Why do people believe stupid things?
Jun 2, 2015
Bishop Hill in Climate: Models

Jose Duarte continues to mine a productive seam on the shameful behaviour of, on the one hand John Cook and his team, and on the other Stephan Lewandowsky. His post a couple of days ago was on the subject of the true value of the climate consensus and he puts the proportion of climate scientists who think that most warming is caused by carbon dioxide at 80%. I had previously thought that the true figure was around the 75% mark, so we are in the same ballpark.

But as Judith Curry points out in an update to Jose's post, this is all slightly beside the point. Many or even most of the the people who call themselves climate scientists are not actually working on anything relevant to the question at hand - they are specialists in impacts and responses and the like. They only believe that most warming is caused by carbon dioxide because their colleagues specialising in the atmospheric sciences tell them so.

The proportion of atmospheric scientists who adhere to the consensus appears to be a little over half according to the same update. But even then, we have to wonder if someone who is working on, say, atmospheric chemistry is getting his opinions on the extent of human influence from the tiny number of people who are working on detection and attribution - a couple of dozen was Mike Hulme's estimate if I recall correctly.

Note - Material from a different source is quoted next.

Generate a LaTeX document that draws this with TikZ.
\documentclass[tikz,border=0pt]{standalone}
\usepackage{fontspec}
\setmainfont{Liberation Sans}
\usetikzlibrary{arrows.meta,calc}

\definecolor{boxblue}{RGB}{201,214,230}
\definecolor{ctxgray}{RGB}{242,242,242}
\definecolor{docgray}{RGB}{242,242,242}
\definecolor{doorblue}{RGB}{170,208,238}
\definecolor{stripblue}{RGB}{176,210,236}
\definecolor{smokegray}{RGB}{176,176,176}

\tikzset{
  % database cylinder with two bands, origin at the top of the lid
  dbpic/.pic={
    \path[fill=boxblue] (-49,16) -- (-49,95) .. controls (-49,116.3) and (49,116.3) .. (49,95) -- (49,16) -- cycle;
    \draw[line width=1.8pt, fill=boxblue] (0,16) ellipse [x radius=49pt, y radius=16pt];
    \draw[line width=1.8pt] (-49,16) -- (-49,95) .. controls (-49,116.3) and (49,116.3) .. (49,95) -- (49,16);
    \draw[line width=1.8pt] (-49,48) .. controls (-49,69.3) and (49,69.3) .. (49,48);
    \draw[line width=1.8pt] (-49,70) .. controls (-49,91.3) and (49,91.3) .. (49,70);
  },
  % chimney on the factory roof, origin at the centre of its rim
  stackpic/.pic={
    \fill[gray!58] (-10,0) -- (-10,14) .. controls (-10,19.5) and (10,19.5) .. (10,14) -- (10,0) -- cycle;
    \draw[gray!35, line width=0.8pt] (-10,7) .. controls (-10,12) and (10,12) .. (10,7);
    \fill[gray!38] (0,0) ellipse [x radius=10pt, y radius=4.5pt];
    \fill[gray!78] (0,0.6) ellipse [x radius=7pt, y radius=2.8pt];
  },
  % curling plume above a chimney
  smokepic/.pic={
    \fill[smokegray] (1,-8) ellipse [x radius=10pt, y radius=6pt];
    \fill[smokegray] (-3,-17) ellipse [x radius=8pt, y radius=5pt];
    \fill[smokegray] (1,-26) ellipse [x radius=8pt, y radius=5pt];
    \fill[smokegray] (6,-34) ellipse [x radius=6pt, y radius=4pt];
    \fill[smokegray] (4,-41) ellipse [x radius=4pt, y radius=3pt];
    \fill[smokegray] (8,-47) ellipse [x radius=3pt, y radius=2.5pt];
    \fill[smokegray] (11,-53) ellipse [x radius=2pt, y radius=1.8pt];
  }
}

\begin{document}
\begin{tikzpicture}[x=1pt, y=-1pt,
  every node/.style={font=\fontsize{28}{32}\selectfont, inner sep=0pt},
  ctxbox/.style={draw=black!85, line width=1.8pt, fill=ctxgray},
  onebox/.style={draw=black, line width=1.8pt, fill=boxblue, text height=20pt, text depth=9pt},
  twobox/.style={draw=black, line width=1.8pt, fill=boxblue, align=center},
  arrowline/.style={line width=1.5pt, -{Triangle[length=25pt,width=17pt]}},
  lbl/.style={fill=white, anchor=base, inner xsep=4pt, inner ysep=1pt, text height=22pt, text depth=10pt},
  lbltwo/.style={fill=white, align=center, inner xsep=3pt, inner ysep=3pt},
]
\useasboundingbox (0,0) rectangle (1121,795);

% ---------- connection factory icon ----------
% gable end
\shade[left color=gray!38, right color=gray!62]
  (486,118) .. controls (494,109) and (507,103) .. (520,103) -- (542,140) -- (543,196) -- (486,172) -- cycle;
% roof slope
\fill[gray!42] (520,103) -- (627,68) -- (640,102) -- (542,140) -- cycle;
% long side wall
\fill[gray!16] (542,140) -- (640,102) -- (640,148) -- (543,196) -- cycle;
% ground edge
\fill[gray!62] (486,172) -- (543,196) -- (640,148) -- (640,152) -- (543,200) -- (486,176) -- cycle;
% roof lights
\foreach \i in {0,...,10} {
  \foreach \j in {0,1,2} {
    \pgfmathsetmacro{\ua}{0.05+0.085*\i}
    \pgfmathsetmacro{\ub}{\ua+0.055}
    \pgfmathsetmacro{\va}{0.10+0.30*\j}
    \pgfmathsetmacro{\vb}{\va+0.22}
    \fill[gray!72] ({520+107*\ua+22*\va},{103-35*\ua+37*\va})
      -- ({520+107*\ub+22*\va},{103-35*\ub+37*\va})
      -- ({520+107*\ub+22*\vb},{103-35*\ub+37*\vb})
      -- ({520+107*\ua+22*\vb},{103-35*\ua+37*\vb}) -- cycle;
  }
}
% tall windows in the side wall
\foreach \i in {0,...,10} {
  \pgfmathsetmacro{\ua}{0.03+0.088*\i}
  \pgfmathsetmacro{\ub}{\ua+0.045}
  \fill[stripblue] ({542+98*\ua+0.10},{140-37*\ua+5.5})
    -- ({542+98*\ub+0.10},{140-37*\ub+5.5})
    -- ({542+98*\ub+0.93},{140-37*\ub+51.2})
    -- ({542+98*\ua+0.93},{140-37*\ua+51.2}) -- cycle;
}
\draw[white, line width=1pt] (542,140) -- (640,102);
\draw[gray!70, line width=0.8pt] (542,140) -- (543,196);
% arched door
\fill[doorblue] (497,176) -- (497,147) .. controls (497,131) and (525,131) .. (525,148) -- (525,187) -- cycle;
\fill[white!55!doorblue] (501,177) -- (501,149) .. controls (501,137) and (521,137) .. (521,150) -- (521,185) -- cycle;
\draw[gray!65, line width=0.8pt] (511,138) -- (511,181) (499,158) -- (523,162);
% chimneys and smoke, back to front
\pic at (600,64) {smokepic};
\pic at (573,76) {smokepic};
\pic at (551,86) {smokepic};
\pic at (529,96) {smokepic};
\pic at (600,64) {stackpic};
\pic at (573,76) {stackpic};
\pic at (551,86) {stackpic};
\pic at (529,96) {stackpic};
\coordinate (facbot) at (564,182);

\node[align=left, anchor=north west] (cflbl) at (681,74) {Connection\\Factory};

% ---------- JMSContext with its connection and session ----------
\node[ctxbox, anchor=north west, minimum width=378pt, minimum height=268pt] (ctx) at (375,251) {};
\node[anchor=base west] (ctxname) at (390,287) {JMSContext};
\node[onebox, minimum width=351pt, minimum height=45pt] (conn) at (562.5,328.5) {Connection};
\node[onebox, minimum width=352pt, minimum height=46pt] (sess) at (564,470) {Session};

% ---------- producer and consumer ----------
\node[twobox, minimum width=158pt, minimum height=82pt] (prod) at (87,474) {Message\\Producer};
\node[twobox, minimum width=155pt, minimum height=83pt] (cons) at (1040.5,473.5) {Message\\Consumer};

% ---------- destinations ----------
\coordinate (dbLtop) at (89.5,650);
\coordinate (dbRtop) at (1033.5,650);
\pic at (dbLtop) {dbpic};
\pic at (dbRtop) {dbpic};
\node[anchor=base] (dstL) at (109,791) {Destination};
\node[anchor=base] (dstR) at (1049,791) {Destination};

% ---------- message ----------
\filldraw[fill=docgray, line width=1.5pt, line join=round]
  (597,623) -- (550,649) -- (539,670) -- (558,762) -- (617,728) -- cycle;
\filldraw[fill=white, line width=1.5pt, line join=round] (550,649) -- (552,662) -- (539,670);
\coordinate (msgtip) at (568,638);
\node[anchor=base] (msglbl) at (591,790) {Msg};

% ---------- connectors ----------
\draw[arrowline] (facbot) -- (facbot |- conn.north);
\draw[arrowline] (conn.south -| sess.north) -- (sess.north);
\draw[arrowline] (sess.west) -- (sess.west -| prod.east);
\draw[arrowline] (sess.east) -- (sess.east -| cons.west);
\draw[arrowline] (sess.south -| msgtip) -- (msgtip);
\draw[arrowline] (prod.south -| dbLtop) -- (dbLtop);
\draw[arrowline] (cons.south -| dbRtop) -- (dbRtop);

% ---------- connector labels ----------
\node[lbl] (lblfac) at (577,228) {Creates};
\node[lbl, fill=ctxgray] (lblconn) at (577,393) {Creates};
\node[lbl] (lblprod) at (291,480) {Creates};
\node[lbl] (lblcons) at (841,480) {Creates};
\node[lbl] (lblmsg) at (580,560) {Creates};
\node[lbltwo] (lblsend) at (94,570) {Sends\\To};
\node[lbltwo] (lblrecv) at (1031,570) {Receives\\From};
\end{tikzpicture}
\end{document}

And even then we have to ask how this tightly knit group arrives at the conclusion it does about the proportion of warming that is manmade. Of course the answer is with climate simulations, leavened with parameterisations, assumptions and fudges, and larded with unknowns, both known ones and unknown ones.

The idea that most of the warming at the end of the last century was human caused is not in itself stupid. The stupidity referred to in the title of this post is that a consensus formed by people who know little of a subject, based on the opinions of a tiny group of people who claim to have discerned the truth from a simulation of an impossibly complex system, has any meaning or relevance to the public policy debate.